The results showed that when used individually, MMP9 and MUC4 tissue expression can predict clinical outcome in glioma patient diagnosis, which is not the case with EGFR. Also, the correlation with clinicopathological characteristics indicated no significant clinical association between overall survival (OS), and MUC4 or MMP9 individual expression. However, the difference observed for the OS was only significant when combining MMP9 and MUC4 together, and even more when adding EGFR (Fig. 5). This suggests that these proteins together could be useful as biomarkers to diagnose glioma in tissue biopsy. However, future studies in larger cohort should additionally take into consideration different parameters, such as MGMT promoter methylation, extent of tumor resection, tumor enhancement, and treatment.

As already indicated, MUC4 and MMP9 can be detected and measured in tissue biopsies systematically collected in patients diagnosed with glioma. However, their detection as non-invasive serum biomarkers in serum samples would be beneficial due to the less invasive nature, and perhaps the greater representation of whole tumor characteristics. Using ELISA immunoassays, our study showed that the mean protein MMP9 level was significantly elevated in the serum of GBM patients compared with the serum of grade III patients (Fig. 6A), suggesting it may aid discrimination between these two grades, although the difference with the control group was not significant. It has been shown that grade III and grade IV glioma patients with no sign of radiographic progression had lower MMP9 levels in their serum than glioma patients with active disease, as well as a transient increase in the serum after resection49. The current study did not consider such radiographic evidence, which could constitute a limitation. Finally, we tested the level of the MMP9:TIMP1 complex in serum samples since it may also have diagnostic/prognostic value. MMPs can bind to endogenous inhibitors and interestingly, the ratio between their free and bound forms in serum may be used for diagnostic and prognostic purposes31. We found a similar trend for the MMP9:TIMP1 complex and free MMP9 forms (Fig. 6A,B), as the percentage of MMP9 protein bound to its inhibitor was low in all the cases, indicating it mostly exists in the free form. However, the ratio of MMP9 bound to its inhibitor, TIMP1, was slightly more elevated in GBM than in lower grade and control group, which could have a diagnostic relevance. This aligns with previous findings showing TIMP1 level is more elevated in GBM patients than in control individuals50.

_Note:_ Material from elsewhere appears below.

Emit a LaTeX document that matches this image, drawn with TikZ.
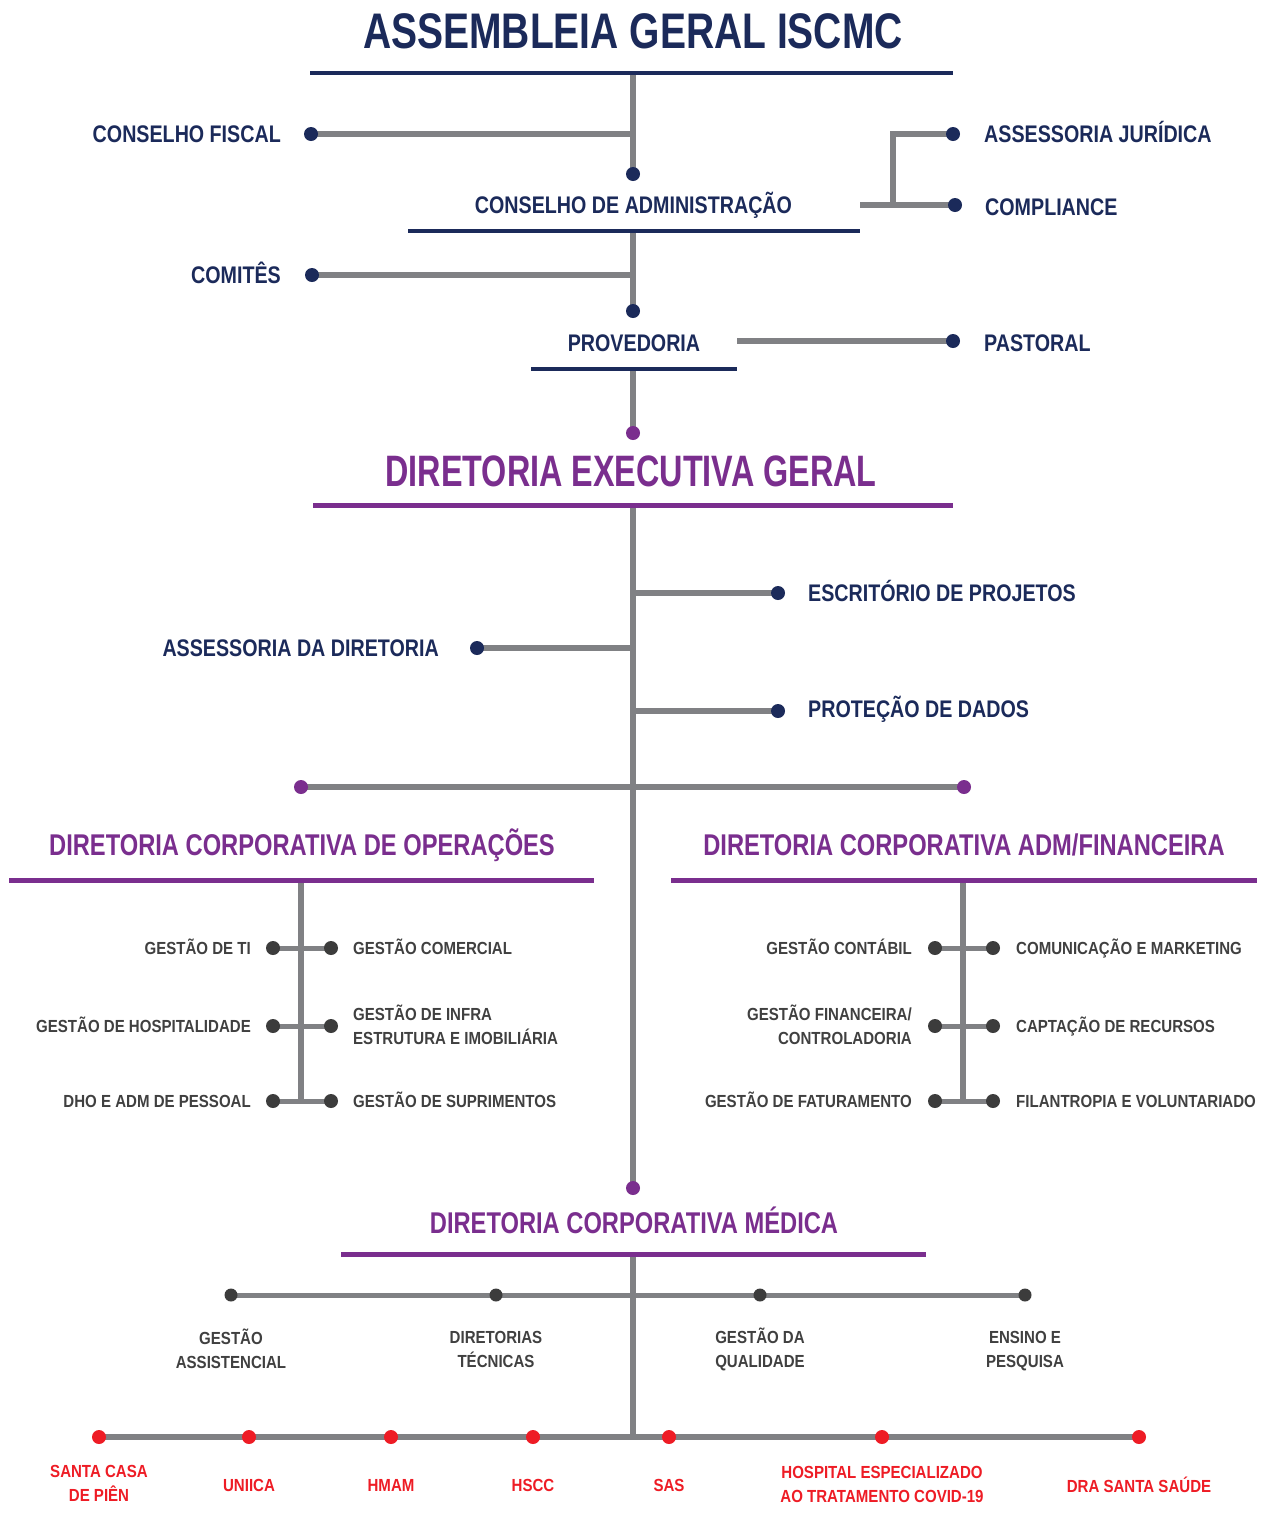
\documentclass[tikz,border=0pt]{standalone}
\usepackage{fontspec}
\usetikzlibrary{backgrounds}
\setmainfont{Liberation Sans}
\newfontfamily\fTitle[FakeStretch=0.78]{Liberation Sans}
\newfontfamily\fDeg[FakeStretch=0.735]{Liberation Sans}
\newfontfamily\fCorp[FakeStretch=0.79]{Liberation Sans}
\newfontfamily\fNavy[FakeStretch=0.82]{Liberation Sans}
\newfontfamily\fSub[FakeStretch=0.86]{Liberation Sans}
\definecolor{navy}{HTML}{1B2A5A}
\definecolor{purp}{HTML}{7A2E8E}
\definecolor{gline}{HTML}{808184}
\definecolor{dtext}{HTML}{404040}
\definecolor{ddot}{HTML}{3C3C3C}
\definecolor{rred}{HTML}{EE1C25}
\begin{document}
\begin{tikzpicture}[x=1pt,y=-1pt,
  ttl/.style={font=\fTitle\bfseries\fontsize{50}{56}\selectfont, text=navy, inner sep=0, text height=35pt, text depth=0pt},
  nlbl/.style={font=\fNavy\bfseries\fontsize{24}{28}\selectfont, text=navy, inner sep=0, text height=16.8pt, text depth=0pt},
  deg/.style={font=\fDeg\bfseries\fontsize{44}{50}\selectfont, text=purp, inner sep=0, text height=30.8pt, text depth=0pt},
  corp/.style={font=\fCorp\bfseries\fontsize{30}{34}\selectfont, text=purp, inner sep=0, text height=21pt, text depth=0pt},
  slbl/.style={font=\fSub\bfseries\fontsize{17.5}{24}\selectfont, text=dtext, inner sep=0, text height=12.25pt, text depth=0pt},
  mlbl/.style={font=\fSub\bfseries\fontsize{17.5}{24}\selectfont, text=dtext, inner sep=0},
  rlbl/.style={font=\fSub\bfseries\fontsize{17.5}{24}\selectfont, text=rred, inner sep=0},
  gl/.style={draw=gline, line width=6pt},
  gls/.style={draw=gline, line width=5pt},
  nul/.style={draw=navy, line width=4.5pt},
  pul/.style={draw=purp, line width=5pt},
  ndot/.style={circle, fill=navy, inner sep=0, minimum size=14pt},
  pdot/.style={circle, fill=purp, inner sep=0, minimum size=14pt},
  sdot/.style={circle, fill=ddot, inner sep=0, minimum size=14pt},
  mdot/.style={circle, fill=ddot, inner sep=0, minimum size=13pt},
  rdot/.style={circle, fill=rred, inner sep=0, minimum size=14pt}
]
\useasboundingbox (0,0) rectangle (1271,1513);

% ---------- coordinates ----------
\coordinate (agL) at (310,73);  \coordinate (agR) at (953,73);  \coordinate (agM) at (633,73);
\coordinate (caL) at (408,231); \coordinate (caR) at (860,231); \coordinate (caM) at (633,231);
\coordinate (caE) at (860,205); \coordinate (caJ) at (893,205);
\coordinate (prL) at (531,369); \coordinate (prR) at (737,369); \coordinate (prM) at (633,369);
\coordinate (prE) at (737,341);
\coordinate (dgL) at (313,505); \coordinate (dgR) at (953,505); \coordinate (dgM) at (633,505);
\coordinate (opL) at (9,880);   \coordinate (opR) at (594,880); \coordinate (opM) at (301,880);
\coordinate (afL) at (671,880); \coordinate (afR) at (1257,880); \coordinate (afM) at (963,880);
\coordinate (mdL) at (341,1254); \coordinate (mdR) at (926,1254); \coordinate (mdM) at (633,1254);
\coordinate (rdH) at (633,1437);

% ---------- texts ----------
\node[ttl] (ag) at (633,30.5) {ASSEMBLEIA GERAL ISCMC};
\node[nlbl, anchor=east] (cf) at (281,134) {CONSELHO FISCAL};
\node[nlbl] (ca) at (633.5,205) {CONSELHO DE ADMINISTRAÇÃO};
\node[nlbl, anchor=west] (aj) at (984,134) {ASSESSORIA JURÍDICA};
\node[nlbl, anchor=west] (co) at (985,207) {COMPLIANCE};
\node[nlbl, anchor=east] (cm) at (281,275) {COMITÊS};
\node[nlbl] (pr) at (634,343) {PROVEDORIA};
\node[nlbl, anchor=west] (pa) at (984,343) {PASTORAL};
\node[deg] (dg) at (631,471) {DIRETORIA EXECUTIVA GERAL};
\node[nlbl, anchor=west] (ep) at (808,593) {ESCRITÓRIO DE PROJETOS};
\node[nlbl, anchor=east] (ad) at (439,648) {ASSESSORIA DA DIRETORIA};
\node[nlbl, anchor=west] (pd) at (808,709) {PROTEÇÃO DE DADOS};
\node[corp] (op) at (302,845) {DIRETORIA CORPORATIVA DE OPERAÇÕES};
\node[corp] (af) at (964,845) {DIRETORIA CORPORATIVA ADM/FINANCEIRA};
\node[corp] (md) at (634,1223) {DIRETORIA CORPORATIVA MÉDICA};

\node[slbl, anchor=east] (ti) at (251,948) {GESTÃO DE TI};
\node[slbl, anchor=east] (ho) at (251,1026) {GESTÃO DE HOSPITALIDADE};
\node[slbl, anchor=east] (dh) at (251,1101) {DHO E ADM DE PESSOAL};
\node[slbl, anchor=west] (gc) at (353,948) {GESTÃO COMERCIAL};
\node[mlbl, anchor=west, align=left] (gi) at (353,1025) {GESTÃO DE INFRA\\ESTRUTURA E IMOBILIÁRIA};
\node[slbl, anchor=west] (gs) at (353,1101) {GESTÃO DE SUPRIMENTOS};

\node[slbl, anchor=east] (ct) at (912,948) {GESTÃO CONTÁBIL};
\node[mlbl, anchor=east, align=right] (gf) at (912,1025) {GESTÃO FINANCEIRA/\\CONTROLADORIA};
\node[slbl, anchor=east] (ft) at (912,1101) {GESTÃO DE FATURAMENTO};
\node[slbl, anchor=west] (cmk) at (1016,948) {COMUNICAÇÃO E MARKETING};
\node[slbl, anchor=west] (cr) at (1016,1026) {CAPTAÇÃO DE RECURSOS};
\node[slbl, anchor=west] (fv) at (1016,1101) {FILANTROPIA E VOLUNTARIADO};

\node[mlbl, align=center] (ga) at (231,1349) {GESTÃO\\ASSISTENCIAL};
\node[mlbl, align=center] (dt) at (496,1349) {DIRETORIAS\\TÉCNICAS};
\node[mlbl, align=center] (gq) at (760,1349) {GESTÃO DA\\QUALIDADE};
\node[mlbl, align=center] (en) at (1025,1351.5) {ENSINO E\\PESQUISA};

\node[rlbl, align=center] (sc) at (99,1483) {SANTA CASA\\DE PIÊN};
\node[rlbl] (un) at (249,1485) {UNIICA};
\node[rlbl] (hm) at (391,1485) {HMAM};
\node[rlbl] (hs) at (533,1485) {HSCC};
\node[rlbl] (sa) at (669,1485) {SAS};
\node[rlbl, align=center] (he) at (882,1484.5) {HOSPITAL ESPECIALIZADO\\AO TRATAMENTO COVID-19};
\node[rlbl] (ds) at (1139,1485) {DRA SANTA SAÚDE};

% ---------- dots ----------
\node[ndot] (d-ca) at (633,174) {};
\node[ndot] (d-cf) at (311,134) {};
\node[ndot] (d-aj) at (953,134) {};
\node[ndot] (d-co) at (955,205) {};
\node[ndot] (d-cm) at (312,275) {};
\node[ndot] (d-pr) at (633,311) {};
\node[ndot] (d-pa) at (953,341) {};
\node[pdot] (d-dg) at (633,433) {};
\node[ndot] (d-ep) at (778,593) {};
\node[ndot] (d-ad) at (477,648) {};
\node[ndot] (d-pd) at (778,711) {};
\node[pdot] (d-op) at (301,787) {};
\node[pdot] (d-af) at (964,787) {};
\node[pdot] (d-mp) at (633,1188) {};
\foreach \y/\n in {948/a,1026/b,1101/c}{
  \node[sdot] (d-ol\n) at (273,\y) {};
  \node[sdot] (d-or\n) at (331,\y) {};
  \node[sdot] (d-fl\n) at (935,\y) {};
  \node[sdot] (d-fr\n) at (993,\y) {};
}
\foreach \x/\n in {231/a,496/b,760/c,1025/d}{
  \node[mdot] (d-m\n) at (\x,1295) {};
}
\foreach \x/\n in {99/a,249/b,391/c,533/d,669/e,882/f,1139/g}{
  \node[rdot] (d-r\n) at (\x,1437) {};
}

% ---------- connectors (behind dots) ----------
\begin{pgfonlayer}{background}
\fill[white] (0,0) rectangle (1271,1513);
% main vertical segments
\draw[gl] (agM) -- (d-ca.center);
\draw[gl] (caM) -- (d-pr.center);
\draw[gl] (prM) -- (d-dg.center);
\draw[gl] (dgM) -- (d-mp.center);
\draw[gl] (mdM) -- (rdH);
% side branches top
\draw[gl] (d-cf.center) -- (d-cf.center -| agM);
\draw[gl] (d-cm.center) -- (d-cm.center -| caM);
\draw[gl, line join=miter] (caE) -- (caJ) |- (d-aj.center);
\draw[gl] (caJ) -- (d-co.center);
\draw[gl] (prE) -- (d-pa.center);
% executive branches
\draw[gl] (d-ep.center -| dgM) -- (d-ep.center);
\draw[gl] (d-ad.center) -- (d-ad.center -| dgM);
\draw[gl] (d-pd.center -| dgM) -- (d-pd.center);
\draw[gl] (d-op.center) -- (d-af.center);
% corporate sub trees
\draw[gl] (opM) -- (opM |- d-olc.center);
\draw[gl] (afM) -- (afM |- d-flc.center);
\foreach \n in {a,b,c}{
  \draw[gls] (d-ol\n.center) -- (d-or\n.center);
  \draw[gls] (d-fl\n.center) -- (d-fr\n.center);
}
% medical
\draw[gls] (d-ma.center) -- (d-md.center);
\draw[gl] (d-ra.center) -- (d-rg.center);
% underlines
\draw[nul] (agL) -- (agR);
\draw[nul] (caL) -- (caR);
\draw[nul] (prL) -- (prR);
\draw[pul] (dgL) -- (dgR);
\draw[pul] (opL) -- (opR);
\draw[pul] (afL) -- (afR);
\draw[pul] (mdL) -- (mdR);
\end{pgfonlayer}
\end{tikzpicture}
\end{document}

Finally, MUC4 was also detected in the serum, albeit at lower levels. MUC4 is a transmembrane mucin that can also be secreted in order to facilitate mucus production in some conditions, including malignancies, similar to other mucins14,51. Our results showed that albeit MUC4 levels were low, they were only minimally elevated in higher glioma grades (III and IV) compared to controls, although the difference was not significant, which needs confirmation in a larger cohort of patients (Fig. 6C). There are currently several glycosylated proteins used as cancer biomarkers and some of them are mucins52,53,54,55, which often represent transmembrane proteins secreted into the circulation after cleavage, thus presenting lower levels in serum compared to other proteins. However, they still provide helpful diagnostic information, justifying the combination with other cancer biomarkers.

In conclusion, MMP9 and MUC4 are both expressed in the microvasculature of glioblastoma, indicating both proteins may be involved in angiogenesis and microvascular proliferation (MVP). In addition, the strong correlation of MUC4 and MMP9 expression with clinicopathological stage suggests both could serve as useful tissue diagnostic biomarkers in glioma patients. Moreover, the combined MUC4/MMP9/EGFR axis expression pattern could refine the prognosis accuracy. These potential biomarkers could potentially be used in liquid biopsies, which would represent an important non-invasive strategy, though further studies must be conducted to confirm the relevance of MUC4 in this capacity.